(north bay business journal) The Business Journal asked a couple of top officials at area banks how to educate and serve this emerging group of consumers. Ann Hudson is the senior vice president of retail banking at Exchange Bank.
The Santa Rosa-based bank was founded in 1890 and has 18 branches in Sonoma County as well as an SBA lending office in Roseville and Marin.
What are your institution’s experiences with Gen Zers banking habits? There’s some American Banker research that finds if you combine those who have an account with a bank or credit union, plus those who have a joint account with their parents, it’s as much 67 percent. How about what you have seen?
Our younger customers generally start their banking relationship with us with a savings account. They are introduced to Exchange Bank by their parents who bank with us or know about our strong commitment to the community.
As they begin to earn paychecks and head off to college, our younger customers open checking accounts. We offer several accounts specially designed for our high school and college-age customers. They access those accounts online and transact business utilizing our debit cards, mobile applications and with PopMoney (our peer to peer payment application).
They easily adopt to technology and prefer to use it for their day to day transactions. We plan to continue to evolve those services to keep pace with new technologies that allow for all of our customers to easily transact business with the bank, like voice banking and mobile account opening.
And can you relate any experiences you have had with this group relative to their view on debt, (some data suggests they seek to avoid it) and how it compares with Boomers or Gen X?
We do not have any specific data on the way this group of customers feels about debt. Our employees who provide financial education in the schools tell us Gen Z’ers are wary of debt. This wariness is most likely a response to having witnessed the impact of the recession on their families and the awareness of the burden caused by student loan debt.
If some other data is true about this group of 14- to 22-year-olds, they also have jobs – (about three-fourths in one survey) — do they have a different attitude than other, older groups, about saving that money?
They indicate they are more likely to save for large purposes, rather than incur debt. The sharing economy and the rise of companies like Über and emergence of ridesharing applications could delay or negate the need for large purchases for a young person like a first car.
What ways does a financial institution find effective to attract this group to your firm, or to educate them? Or both? Is that message different than has been for those who are older, say 25 to 35 year olds?
We know Gen Zers are interested in financial education and tools that will help them achieve their financial goals, including how to save and invest. Exchange Bank offers financial education in schools.
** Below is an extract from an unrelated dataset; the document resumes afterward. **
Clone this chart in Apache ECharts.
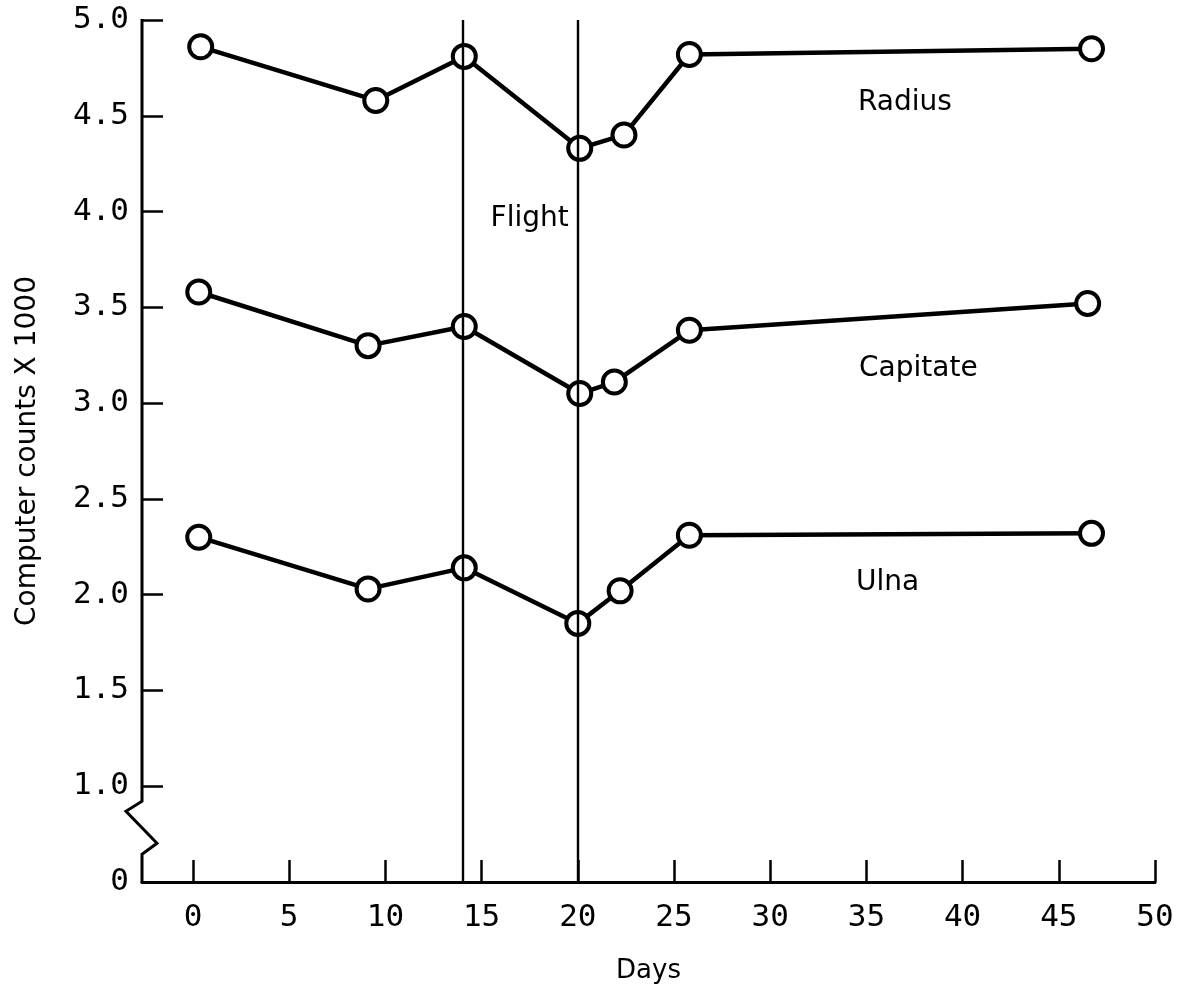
<!DOCTYPE html>
<html>
<head>
<meta charset="utf-8">
<title>Computer counts X 1000</title>
<script src="https://cdn.jsdelivr.net/npm/echarts@6/dist/echarts.min.js"></script>
<style>
  html, body { margin: 0; padding: 0; background: #ffffff; }
  #chart { width: 1178px; height: 998px; }
</style>
</head>
<body>
<div id="chart"></div>
<script>
// Bone density readings (computer counts x 1000) against mission day
const radiusDays     = [0.4, 9.5, 14.1, 20.1, 22.4, 25.8, 46.7];
const radiusValues   = [4.86, 4.58, 4.81, 4.33, 4.40, 4.82, 4.85];
const capitateDays   = [0.3, 9.1, 14.1, 20.1, 21.9, 25.8, 46.5];
const capitateValues = [3.58, 3.30, 3.40, 3.05, 3.11, 3.38, 3.52];
const ulnaDays       = [0.3, 9.1, 14.1, 20.0, 22.2, 25.8, 46.7];
const ulnaValues     = [2.30, 2.03, 2.14, 1.85, 2.02, 2.31, 2.32];

// Start and end of the flight period
const flightDays = [14.0, 20.0];

// Axis ticks
const dayTicks = [0, 5, 10, 15, 20, 25, 30, 35, 40, 45, 50];
const countMin = 0.5;   // shown as "0" below the axis break
const countMax = 5.0;
const countStep = 0.5;

const dayMin = -2.65;
const dayMax = 50;

const sansFont = '"DejaVu Sans", "Liberation Sans", sans-serif';
const monoFont = '"DejaVu Sans Mono", "Liberation Mono", monospace';

function pairs(xs, ys) {
  return xs.map((x, i) => [x, ys[i]]);
}

function measuredSeries(name, xs, ys) {
  return {
    name: name,
    type: 'line',
    data: pairs(xs, ys),
    z: 3,
    symbol: 'circle',
    symbolSize: 23,
    showAllSymbol: true,
    lineStyle: { color: '#000', width: 4.5 },
    itemStyle: { color: '#fff', borderColor: '#000', borderWidth: 4 },
    emphasis: { disabled: true },
    silent: true
  };
}

const chart = echarts.init(document.getElementById('chart'), null, { renderer: 'canvas' });

const option = {
  backgroundColor: '#ffffff',
  animation: false,
  grid: {
    left: 142, right: 23, top: 20, bottom: 116,
    containLabel: false,
    outerBoundsMode: 'none'
  },
  xAxis: {
    type: 'value',
    min: dayMin,
    max: dayMax,
    name: 'Days',
    nameLocation: 'middle',
    nameGap: 76,
    nameTextStyle: { fontFamily: sansFont, fontSize: 26, color: '#000' },
    axisLine: { show: true, onZero: false, lineStyle: { color: '#000', width: 3 } },
    axisTick: {
      show: true, inside: true, length: 22,
      customValues: dayTicks,
      lineStyle: { color: '#000', width: 2.5 }
    },
    axisLabel: {
      customValues: dayTicks,
      formatter: v => String(v),
      fontFamily: monoFont, fontSize: 31, color: '#000', margin: 20
    },
    splitLine: { show: false }
  },
  yAxis: {
    type: 'value',
    min: countMin,
    max: countMax,
    interval: countStep,
    name: 'Computer counts X 1000',
    nameLocation: 'middle',
    nameGap: 100,
    nameTextStyle: { fontFamily: sansFont, fontSize: 28, color: '#000' },
    axisLine: { show: false, onZero: false },
    axisTick: {
      show: true, inside: true, length: 21,
      lineStyle: { color: '#000', width: 2.5 }
    },
    axisLabel: {
      formatter: v => (Math.abs(v - countMin) < 1e-9 ? '0' : v.toFixed(1)),
      fontFamily: monoFont, fontSize: 31, color: '#000', margin: 13
    },
    splitLine: { show: false }
  },
  series: [
    {
      name: 'Flight',
      type: 'line',
      data: [],
      z: 1,
      silent: true,
      markLine: {
        silent: true,
        symbol: ['none', 'none'],
        label: { show: false },
        lineStyle: { color: '#000', width: 2.4, type: 'solid' },
        emphasis: { disabled: true },
        data: flightDays.map(d => ({ xAxis: d }))
      }
    },
    measuredSeries('Radius', radiusDays, radiusValues),
    measuredSeries('Capitate', capitateDays, capitateValues),
    measuredSeries('Ulna', ulnaDays, ulnaValues)
  ]
};

chart.setOption(option);

// Vertical axis line with the break between 1.0 and 0
const toPx = pt => chart.convertToPixel({ gridIndex: 0 }, pt);
const topPx = toPx([dayMin, countMax]);
const basePx = toPx([dayMin, countMin]);
const onePx = toPx([dayMin, 1.0]);
const x0 = topPx[0];
const b = onePx[1] + 15;

const graphics = [{
  type: 'polyline',
  silent: true,
  z: 10,
  shape: {
    points: [
      [x0, topPx[1] - 1],
      [x0, b],
      [x0 - 16, b + 10],
      [x0 + 15, b + 42],
      [x0, b + 53],
      [x0, basePx[1] + 1]
    ]
  },
  style: { stroke: '#000', lineWidth: 3, fill: null, lineJoin: 'miter' }
}];

// Curve names and the flight period caption, anchored in data space
const captions = [
  { text: 'Radius',   at: [37.0, 4.57] },
  { text: 'Capitate', at: [37.7, 3.18] },
  { text: 'Ulna',     at: [36.1, 2.06] },
  { text: 'Flight',   at: [17.5, 3.96] }
];
captions.forEach(c => {
  const p = toPx(c.at);
  graphics.push({
    type: 'text',
    silent: true,
    z: 10,
    x: p[0],
    y: p[1],
    style: {
      text: c.text,
      font: '28px ' + sansFont,
      fill: '#000',
      align: 'center',
      verticalAlign: 'middle',
      textAlign: 'center',
      textVerticalAlign: 'middle'
    }
  });
});

chart.setOption({ graphic: { elements: graphics } });
</script>
</body>
</html>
Do you see opportunity to create financial instruments that are tailored to their habits? Walmart and American Express offer accounts tailored to teens – others have products like debit cards aimed that that market. What kinds of products make sense and what cautions should be considered?
One interesting company that has entered the marketplace is Acorns; they have a mobile application that rounds up your debit or credit purchases to the nearest dollar, investing those pennies into diversified portfolios. Financial institutions will benefit from learning from these companies and figuring how to integrate beneficial services into their product offerings.
Research suggests that they might be more inclined to develop a banking relationship with larger institutions. That your experience?
At Exchange Bank, we are constantly looking into the marketplace to explore what services we need to offer and how to make our services beneficial to our customer base.
As they get older and more connected to their community, do you think they will drift back to more local or area financial institutions and why?
We believe that Gen Zers are community minded and as they grow older will continue to bank with us and understand the positive impact local businesses and banks have on their communities.
Lastly, do you see that these users, among all generations, are less likely to feel the need to bank at a physical locations? In fact, do they even think they need traditional instruments, like checking accounts? So are there apps you might consider or are considering tailoring to fulfill their needs? What might they look like?
The bank branch will continue to evolve, people still choose banks based upon location to where they live or work. Gen Zers will continue to utilize the bank branch for more complex financial needs and to seek advice. We do believe basic transactions will be completed via digital channels and Gen Zers will look for banks that provide those services.
We don’t believe the checking account is dead, but we do think it has evolved into a transaction account. Less and less checks are being written and electronic payments continue to grow, with peer-to-peer payments becoming a dominant way for us to transfer money and pay for expenses.